■ **What is being asked**
Your task is to retype the lines between the line with "What HTML would" and the line with "t.textContent = labels2023[i];", inclusive. Copy no pictures and no other lines.

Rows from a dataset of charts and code

>>>>>

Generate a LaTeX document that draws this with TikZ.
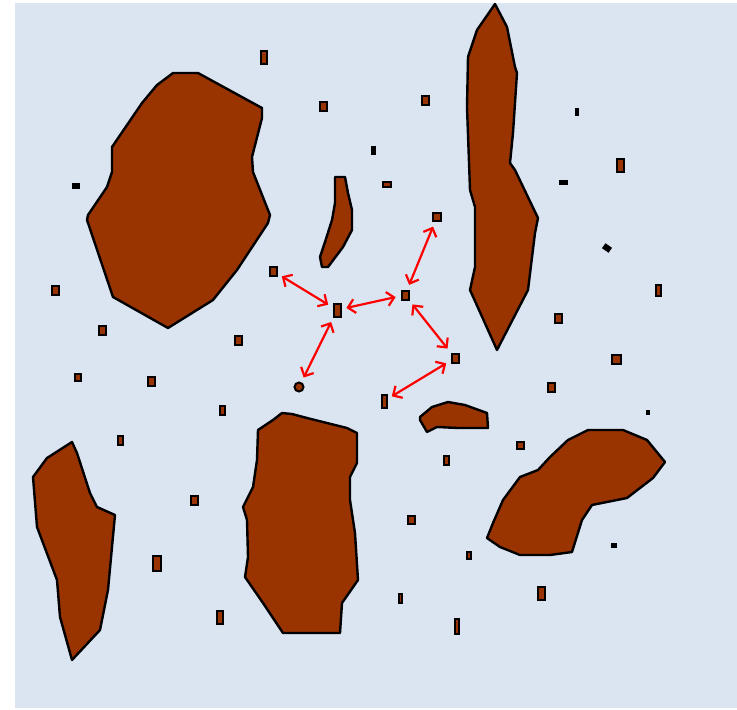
\documentclass[tikz,border=0pt]{standalone}
\usetikzlibrary{arrows.meta}
\definecolor{bg}{RGB}{219,229,241}
\definecolor{rock}{RGB}{153,51,0}
\definecolor{arrred}{RGB}{255,0,0}
\begin{document}
\begin{tikzpicture}[x=1pt,y=-1pt,
  blob/.style={fill=rock,draw=black,line width=2.4pt,line join=round},
  sq/.style={rectangle,fill=rock,draw=black,line width=2pt,inner sep=0pt},
  dot/.style={rectangle,fill=black,draw=black,line width=1pt,inner sep=0pt},
  arr/.style={draw=arrred,line width=2.2pt,{Straight Barb[length=7pt,width=14pt]}-{Straight Barb[length=7pt,width=14pt]},shorten >=5pt,shorten <=5pt}]
\useasboundingbox (0,0) rectangle (737,710);
\fill[white] (0,0) rectangle (737,710);
\fill[bg] (15,3) rectangle (737,708);
% large blob top-left
\draw[blob] (173,73) -- (198,73) -- (262,108) -- (262,118) -- (252,157) -- (253,172) -- (270,215) -- (268,223) -- (237,270) -- (213,300) -- (168,328) -- (113,297) -- (87,220) -- (88,215) -- (107,187) -- (112,172) -- (112,147) -- (142,103) -- (157,85) -- cycle;
% tall right blob
\draw[blob] (495,4) -- (507,27) -- (515,67) -- (517,73) -- (513,133) -- (510,163) -- (515,170) -- (538,218) -- (535,233) -- (528,290) -- (497,350) -- (470,290) -- (475,267) -- (475,207) -- (470,190) -- (467,107) -- (468,57) -- (477,30) -- cycle;
% bottom right blob
\draw[blob] (588,430) -- (623,430) -- (647,440) -- (665,462) -- (653,478) -- (627,498) -- (592,505) -- (582,520) -- (572,552) -- (550,555) -- (520,555) -- (500,547) -- (487,538) -- (493,523) -- (503,500) -- (520,477) -- (538,470) -- (550,457) -- (568,440) -- cycle;
% bottom middle blob
\draw[blob] (282,413) -- (292,414) -- (307,418) -- (327,423) -- (347,428) -- (357,433) -- (357,463) -- (350,477) -- (350,500) -- (355,533) -- (358,580) -- (342,603) -- (340,633) -- (283,633) -- (263,603) -- (245,577) -- (248,557) -- (247,520) -- (243,507) -- (253,487) -- (257,460) -- (258,430) -- (273,420) -- cycle;
% bottom left blob
\draw[blob] (72,442) -- (77,453) -- (90,493) -- (97,507) -- (115,515) -- (112,547) -- (108,590) -- (100,630) -- (72,660) -- (60,617) -- (57,580) -- (37,527) -- (33,477) -- (47,458) -- cycle;
% small curved blob
\draw[blob] (335,177) -- (345,177) -- (348,193) -- (352,210) -- (352,230) -- (343,247) -- (328,267) -- (322,267) -- (320,257) -- (325,242) -- (332,220) -- (335,203) -- cycle;
% small elongated blob
\draw[blob] (420,420) -- (420,417) -- (432,407) -- (448,402) -- (465,405) -- (487,413) -- (488,428) -- (458,428) -- (437,427) -- (427,432) -- cycle;
% small squares
\node[sq,minimum width=6pt,minimum height=13pt] (s1) at (264,57) {};
\node[sq,minimum width=7pt,minimum height=9pt] (s2) at (323,106) {};
\node[sq,minimum width=7pt,minimum height=9pt] (s3) at (425,100) {};
\node[dot,minimum width=3pt,minimum height=7pt] (k1) at (577,112) {};
\node[dot,minimum width=4pt,minimum height=8pt] (k2) at (373,150) {};
\node[sq,minimum width=7pt,minimum height=13pt] (s4) at (620,165) {};
\node[sq,minimum width=8pt,minimum height=5pt] (s5) at (387,184) {};
\node[dot,minimum width=7pt,minimum height=5pt] (k3) at (76,186) {};
\node[dot,minimum width=8pt,minimum height=4pt] (k4) at (563,182) {};
\node[sq,minimum width=8pt,minimum height=8pt] (s6) at (437,217) {};
\node[dot,minimum width=7pt,minimum height=5pt,rotate=-35] (k5) at (607,248) {};
\node[sq,minimum width=7pt,minimum height=9pt] (s7) at (273,271) {};
\node[sq,minimum width=7pt,minimum height=9pt] (s8) at (55,290) {};
\node[sq,minimum width=5pt,minimum height=11pt] (s9) at (658,290) {};
\node[sq,minimum width=7pt,minimum height=13pt] (h1) at (337,310) {};
\node[sq,minimum width=7pt,minimum height=9pt] (h2) at (405,295) {};
\node[sq,minimum width=7pt,minimum height=9pt] (s10) at (558,318) {};
\node[sq,minimum width=7pt,minimum height=9pt] (s11) at (102,330) {};
\node[sq,minimum width=7pt,minimum height=9pt] (s12) at (238,340) {};
\node[sq,minimum width=7pt,minimum height=9pt] (s13) at (455,358) {};
\node[sq,minimum width=9pt,minimum height=9pt] (s14) at (616,359) {};
\node[sq,minimum width=6pt,minimum height=7pt] (s15) at (78,377) {};
\node[sq,minimum width=7pt,minimum height=9pt] (s16) at (151,381) {};
\node[circle,fill=rock,draw=black,line width=2pt,inner sep=0pt,minimum size=9pt] (r1) at (299,387) {};
\node[sq,minimum width=7pt,minimum height=9pt] (s17) at (551,387) {};
\node[sq,minimum width=5pt,minimum height=13pt] (s18) at (384,401) {};
\node[sq,minimum width=5pt,minimum height=9pt] (k6) at (222,410) {};
\node[dot,minimum width=3pt,minimum height=4pt] (k7) at (648,412) {};
\node[sq,minimum width=5pt,minimum height=9pt] (s19) at (120,440) {};
\node[sq,minimum width=7pt,minimum height=7pt] (s20) at (520,445) {};
\node[sq,minimum width=5pt,minimum height=9pt] (s21) at (446,460) {};
\node[sq,minimum width=7pt,minimum height=9pt] (s22) at (194,500) {};
\node[sq,minimum width=7pt,minimum height=8pt] (s23) at (411,520) {};
\node[dot,minimum width=5pt,minimum height=4pt] (k8) at (614,545) {};
\node[sq,minimum width=4pt,minimum height=7pt] (s24) at (469,555) {};
\node[sq,minimum width=8pt,minimum height=15pt] (s25) at (157,563) {};
\node[sq,minimum width=3pt,minimum height=9pt] (k9) at (400,598) {};
\node[sq,minimum width=7pt,minimum height=13pt] (s26) at (541,593) {};
\node[sq,minimum width=6pt,minimum height=13pt] (s27) at (220,617) {};
\node[sq,minimum width=4pt,minimum height=15pt] (s28) at (457,626) {};
% arrows
\draw[arr] (s7) -- (h1);
\draw[arr] (h1) -- (h2);
\draw[arr] (h1) -- (r1);
\draw[arr] (s6) -- (h2);
\draw[arr] (h2) -- (s13);
\draw[arr] (s13) -- (s18);
\end{tikzpicture}
\end{document}
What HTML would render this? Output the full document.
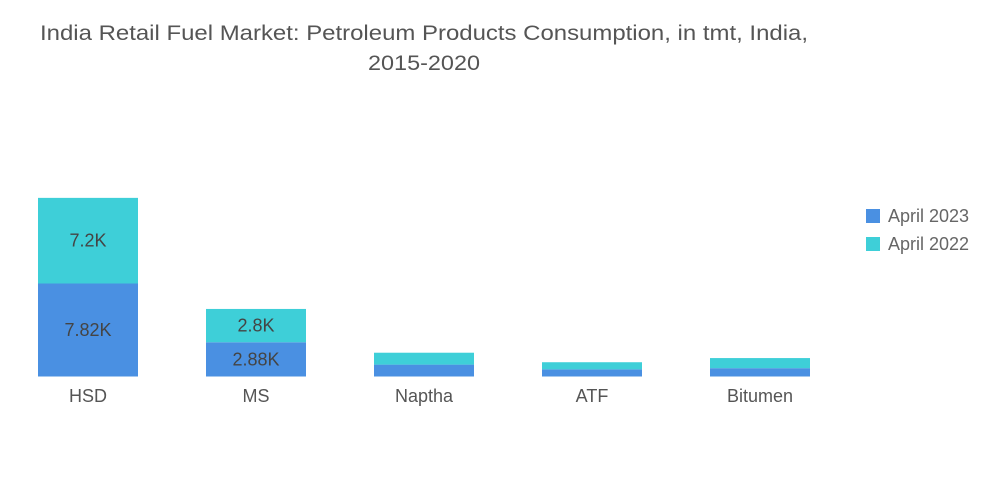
<!DOCTYPE html>
<html><head><meta charset="utf-8"><style>
html,body{margin:0;padding:0;background:#fff;}
svg{display:block;font-family:"Liberation Sans",sans-serif;}
</style></head><body>
<svg id="chart" width="1000" height="504" viewBox="0 0 1000 504">
<text x="424" y="40" font-size="21" fill="#555" text-anchor="middle" textLength="768" lengthAdjust="spacingAndGlyphs">India Retail Fuel Market: Petroleum Products Consumption, in tmt, India,</text>
<text x="424" y="70" font-size="21" fill="#555" text-anchor="middle" textLength="112" lengthAdjust="spacingAndGlyphs">2015-2020</text>
<g>
<rect x="866" y="209" width="14" height="14" fill="#4a90e2"/>
<text x="888" y="222" font-size="18" fill="#666">April 2023</text>
<rect x="866" y="237" width="14" height="14" fill="#3ecfd8"/>
<text x="888" y="250" font-size="18" fill="#666">April 2022</text>
</g>
<g id="bars"></g>
</svg>
<script>
const categories = ["HSD","MS","Naptha","ATF","Bitumen"];
const apr2023 = [7.82, 2.88, 1.0, 0.6, 0.7];
const apr2022 = [7.2, 2.8, 1.0, 0.6, 0.85];
const labels2023 = ["7.82K","2.88K","","",""];
const labels2022 = ["7.2K","2.8K","","",""];

const NS = "http://www.w3.org/2000/svg";
const baseY = 376.5, pxPerK = 93/7.82;
const y = v => baseY - v*pxPerK;
const h = v => v*pxPerK;
const xBand = i => 38 + i*168;
const bw = 100;
const g = document.getElementById("bars");
function mk(tag, attrs){const e=document.createElementNS(NS,tag);for(const k in attrs)e.setAttribute(k,attrs[k]);return e;}
categories.forEach((c,i)=>{
  const x = xBand(i);
  const r1 = mk("rect",{x:x,y:y(apr2023[i]),width:bw,height:h(apr2023[i]),fill:"#4a90e2"});
  
  
  g.appendChild(r1);
  const top = apr2023[i]+apr2022[i];
  const r2 = mk("rect",{x:x,y:y(top),width:bw,height:h(apr2022[i]),fill:"#3ecfd8"});
  
  
  g.appendChild(r2);
  if(labels2023[i]){
    const t = mk("text",{x:x+bw/2,y:y(apr2023[i]/2)+6,"font-size":"18",fill:"#444","text-anchor":"middle"});
    t.textContent = labels2023[i];
    
    
    g.appendChild(t);
  }
  if(labels2022[i]){
    const t = mk("text",{x:x+bw/2,y:y(apr2023[i]+apr2022[i]/2)+6,"font-size":"18",fill:"#444","text-anchor":"middle"});
    t.textContent = labels2022[i];
    
    
    g.appendChild(t);
  }
  const xl = mk("text",{x:x+bw/2,y:402,"font-size":"18",fill:"#555","text-anchor":"middle"});
  xl.textContent = c;
  
  
  g.appendChild(xl);
});
</script>
</body></html>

<<<<<

■ **Result of this exercise**
What HTML would render this? Output the full document.
<!DOCTYPE html>
<html><head><meta charset="utf-8"><style>
html,body{margin:0;padding:0;background:#fff;}
svg{display:block;font-family:"Liberation Sans",sans-serif;}
</style></head><body>
<svg id="chart" width="1000" height="504" viewBox="0 0 1000 504">
<text x="424" y="40" font-size="21" fill="#555" text-anchor="middle" textLength="768" lengthAdjust="spacingAndGlyphs">India Retail Fuel Market: Petroleum Products Consumption, in tmt, India,</text>
<text x="424" y="70" font-size="21" fill="#555" text-anchor="middle" textLength="112" lengthAdjust="spacingAndGlyphs">2015-2020</text>
<g>
<rect x="866" y="209" width="14" height="14" fill="#4a90e2"/>
<text x="888" y="222" font-size="18" fill="#666">April 2023</text>
<rect x="866" y="237" width="14" height="14" fill="#3ecfd8"/>
<text x="888" y="250" font-size="18" fill="#666">April 2022</text>
</g>
<g id="bars"></g>
</svg>
<script>
const categories = ["HSD","MS","Naptha","ATF","Bitumen"];
const apr2023 = [7.82, 2.88, 1.0, 0.6, 0.7];
const apr2022 = [7.2, 2.8, 1.0, 0.6, 0.85];
const labels2023 = ["7.82K","2.88K","","",""];
const labels2022 = ["7.2K","2.8K","","",""];

const NS = "http://www.w3.org/2000/svg";
const baseY = 376.5, pxPerK = 93/7.82;
const y = v => baseY - v*pxPerK;
const h = v => v*pxPerK;
const xBand = i => 38 + i*168;
const bw = 100;
const g = document.getElementById("bars");
function mk(tag, attrs){const e=document.createElementNS(NS,tag);for(const k in attrs)e.setAttribute(k,attrs[k]);return e;}
categories.forEach((c,i)=>{
  const x = xBand(i);
  const r1 = mk("rect",{x:x,y:y(apr2023[i]),width:bw,height:h(apr2023[i]),fill:"#4a90e2"});
  
  
  g.appendChild(r1);
  const top = apr2023[i]+apr2022[i];
  const r2 = mk("rect",{x:x,y:y(top),width:bw,height:h(apr2022[i]),fill:"#3ecfd8"});
  
  
  g.appendChild(r2);
  if(labels2023[i]){
    const t = mk("text",{x:x+bw/2,y:y(apr2023[i]/2)+6,"font-size":"18",fill:"#444","text-anchor":"middle"});
    t.textContent = labels2023[i];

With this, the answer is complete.